AI Needs to Learn Where Things Are

Modern multimodal models are good at looking at images and explaining them. But a robot or screen-based agent needs more than description. It must understand where something is, how it can be affected, and what action should happen next.

This is the transition Microsoft Research is tackling with Magma, a foundation model for multimodal AI agents. The paper was published in 2025 and targets both digital and physical environments: user interfaces, videos, game-like tasks, and robotic manipulation.

In short: Magma tries to bridge the gap between seeing the world and acting in it.

A robot doesn't just need vision. It needs a language for action.

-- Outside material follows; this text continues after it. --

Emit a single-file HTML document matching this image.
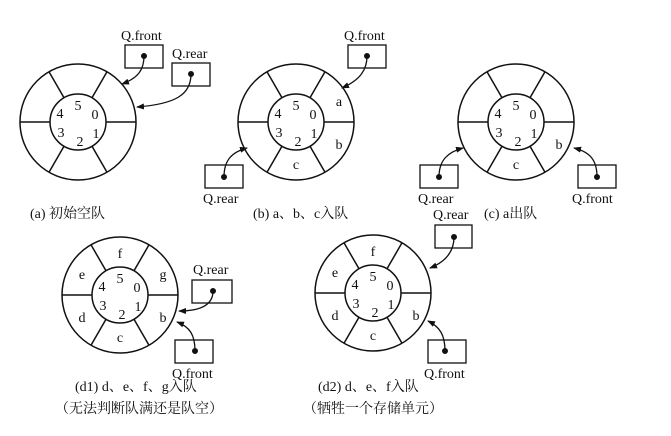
<!DOCTYPE html>
<html><head><meta charset="utf-8"><style>
html,body{margin:0;padding:0;background:#fff;}
svg{display:block;}
text{font-family:"Liberation Serif","Noto Serif CJK SC",serif;fill:#111;}
.c{font-family:"Liberation Serif","Noto Sans CJK SC",sans-serif;font-size:14px;}
</style></head><body>
<svg width="671" height="436" viewBox="0 0 671 436" xmlns="http://www.w3.org/2000/svg">
<defs>
<marker id="ar" markerWidth="8" markerHeight="6" refX="7" refY="3" orient="auto" markerUnits="userSpaceOnUse">
<path d="M0,0 L8,3 L0,6 Z" fill="#111"/></marker>
<g id="ring" stroke="#111" stroke-width="1.5" fill="none">
<circle r="58"/><circle r="28"/>
<line x1="28" y1="0" x2="58" y2="0"/><line x1="-28" y1="0" x2="-58" y2="0"/>
<line x1="14" y1="-24.2" x2="29" y2="-50.2"/><line x1="-14" y1="-24.2" x2="-29" y2="-50.2"/>
<line x1="14" y1="24.2" x2="29" y2="50.2"/><line x1="-14" y1="24.2" x2="-29" y2="50.2"/>
</g>
<g id="nums" font-size="14" text-anchor="middle">
<text x="0" y="-12">5</text><text x="17" y="-3">0</text><text x="18" y="16">1</text>
<text x="2" y="24">2</text><text x="-17" y="15">3</text><text x="-18" y="-4">4</text>
</g>
</defs>
<g font-size="14" stroke="none">
<!-- a -->
<g transform="translate(78,122)"><use href="#ring"/><use href="#nums"/></g>
<!-- b -->
<g transform="translate(296,122)"><use href="#ring"/><use href="#nums"/>
<text x="43" y="-16" text-anchor="middle">a</text><text x="43" y="27" text-anchor="middle">b</text><text x="0" y="47" text-anchor="middle">c</text></g>
<!-- c -->
<g transform="translate(516,122)"><use href="#ring"/><use href="#nums"/>
<text x="43" y="27" text-anchor="middle">b</text><text x="0" y="47" text-anchor="middle">c</text></g>
<!-- d1 -->
<g transform="translate(120,295)"><use href="#ring"/><use href="#nums"/>
<text x="0" y="-37" text-anchor="middle">f</text><text x="43" y="-16" text-anchor="middle">g</text><text x="43" y="27" text-anchor="middle">b</text><text x="0" y="47" text-anchor="middle">c</text><text x="-38" y="27" text-anchor="middle">d</text><text x="-38" y="-16" text-anchor="middle">e</text></g>
<!-- d2 -->
<g transform="translate(373,293)"><use href="#ring"/><use href="#nums"/>
<text x="0" y="-37" text-anchor="middle">f</text><text x="43" y="27" text-anchor="middle">b</text><text x="0" y="47" text-anchor="middle">c</text><text x="-38" y="27" text-anchor="middle">d</text><text x="-38" y="-16" text-anchor="middle">e</text></g>
</g>
<g stroke="#111" stroke-width="1.3" fill="none">
<rect x="125" y="45" width="38" height="23"/><rect x="172" y="63" width="38" height="23"/>
<rect x="348" y="45" width="38" height="23"/><rect x="205" y="165" width="38" height="23"/>
<rect x="420" y="165" width="38" height="23"/><rect x="578" y="165" width="38" height="23"/>
<rect x="192" y="280" width="40" height="23"/><rect x="175" y="340" width="38" height="23"/>
<rect x="435" y="225" width="37" height="23"/><rect x="428" y="340" width="38" height="23"/>
<path d="M144,56 C144,70 138,78 122,84" marker-end="url(#ar)"/>
<path d="M191,74 C191,95 175,104 137,107" marker-end="url(#ar)"/>
<path d="M367,56 C367,70 360,80 342,88" marker-end="url(#ar)"/>
<path d="M224,177 C224,160 232,152 247,148" marker-end="url(#ar)"/>
<path d="M439,177 C439,160 448,152 463,148" marker-end="url(#ar)"/>
<path d="M597,177 C597,160 590,152 574,148" marker-end="url(#ar)"/>
<path d="M213,291 C213,305 200,311 179,311" marker-end="url(#ar)"/>
<path d="M195,351 C195,335 190,327 177,322" marker-end="url(#ar)"/>
<path d="M454,237 C454,252 445,262 430,268" marker-end="url(#ar)"/>
<path d="M445,351 C445,335 440,327 428,321" marker-end="url(#ar)"/>
</g>
<g fill="#111" stroke="#111">
<circle cx="144" cy="56" r="2.5"/><circle cx="191" cy="74" r="2.5"/><circle cx="367" cy="56" r="2.5"/>
<circle cx="224" cy="177" r="2.5"/><circle cx="439" cy="177" r="2.5"/><circle cx="597" cy="177" r="2.5"/>
<circle cx="213" cy="291" r="2.5"/><circle cx="195" cy="351" r="2.5"/><circle cx="454" cy="237" r="2.5"/><circle cx="445" cy="351" r="2.5"/>
</g>
<g font-size="14">
<text x="121" y="40">Q.front</text><text x="172" y="58">Q.rear</text>
<text x="344" y="40">Q.front</text><text x="203" y="203">Q.rear</text>
<text x="418" y="203">Q.rear</text><text x="572" y="203">Q.front</text>
<text x="193" y="274">Q.rear</text><text x="172" y="378">Q.front</text>
<text x="433" y="219">Q.rear</text><text x="424" y="378">Q.front</text>
</g>
<g class="c">
<text x="30" y="218">(a) 初始空队</text>
<text x="253" y="218">(b) a、b、c入队</text>
<text x="484" y="218">(c) a出队</text>
<text x="75" y="391">(d1) d、e、f、g入队</text>
<text x="55" y="413">（无法判断队满还是队空）</text>
<text x="318" y="391">(d2) d、e、f入队</text>
<text x="303" y="413">（牺牲一个存储单元）</text>
</g>
</svg>
</body></html>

From Vision-Language to Vision-Language-Action

Traditional vision-language models can answer questions about images. Magma extends this toward agentic tasks. The model is trained on heterogeneous datasets drawn from images, videos, and robotics, and employs two key techniques: Set-of-Mark and Trace-of-Mark.

Set-of-Mark involves labeling action-relevant objects in images — for example, buttons in a user interface. Trace-of-Mark involves movement traces in video — for example, how a hand or robotic arm moves through time.

Together, these are intended to give the model both spatial and temporal intelligence.

2025
Magma paper
3
core domains: UI, video, robotics
8B
public Magma model variant
Magma Wants to Give Multimodal Agents a Sense of Space - Bilde 1

Why UI and Robotics Go Hand in Hand

Combining screen navigation and robotic arms in the same model might seem like an odd pairing. But they share a common core: the agent must observe an environment, understand a goal, select a point or object, and propose the next action.

In a user interface, that action might be clicking the right button. In robotics, it might be grasping the right object. Both require visual grounding. Both punish small errors.

Relevance for Norwegian Industry

Norway has many sectors where digital and physical automation converge: maritime, manufacturing, energy, warehousing, medical equipment, and public operations. Magma is not a ready-made Norwegian industrial solution, but the research is relevant because it points toward more general-purpose agents for exactly these kinds of environments.

Rather than training one model for one robotic task and another for one screen-based system, future systems could use the same multimodal foundation model as a starting point — then adapt it to a specific domain, safety requirements, and local procedures.

That doesn't mean a robot will suddenly be safe to deploy in production. Physical AI demands rigorous verification. But better spatial understanding could make it easier to build systems that learn faster and fail more visibly.

Multimodal AI becomes truly useful when it can point, plan, and act — not just describe.

The Major Limitation

Magma is still research. Getting a model to perform well on benchmarks and demos is one thing. Getting it to operate reliably in a cluttered warehouse, aboard a vessel, or in a hospital environment is another matter entirely.

Sensor noise, unexpected objects, poor lighting, safety requirements, and mechanical constraints make physical AI far harder than screen-based AI. Norwegian organizations should therefore view Magma as a research direction, not as a plug-and-play robot pilot.

Conclusion

Magma is compelling because it tackles one of the biggest gaps in today's AI agents: the transition from understanding to action. By connecting images, video, language, and action traces, Microsoft Research is trying to give agents a better sense of space.

For 24AI readers, the key takeaway is straightforward: the next wave of AI research isn't just about larger language models. It's about models that can orient themselves in the world — whether that world is a screen or a physical space.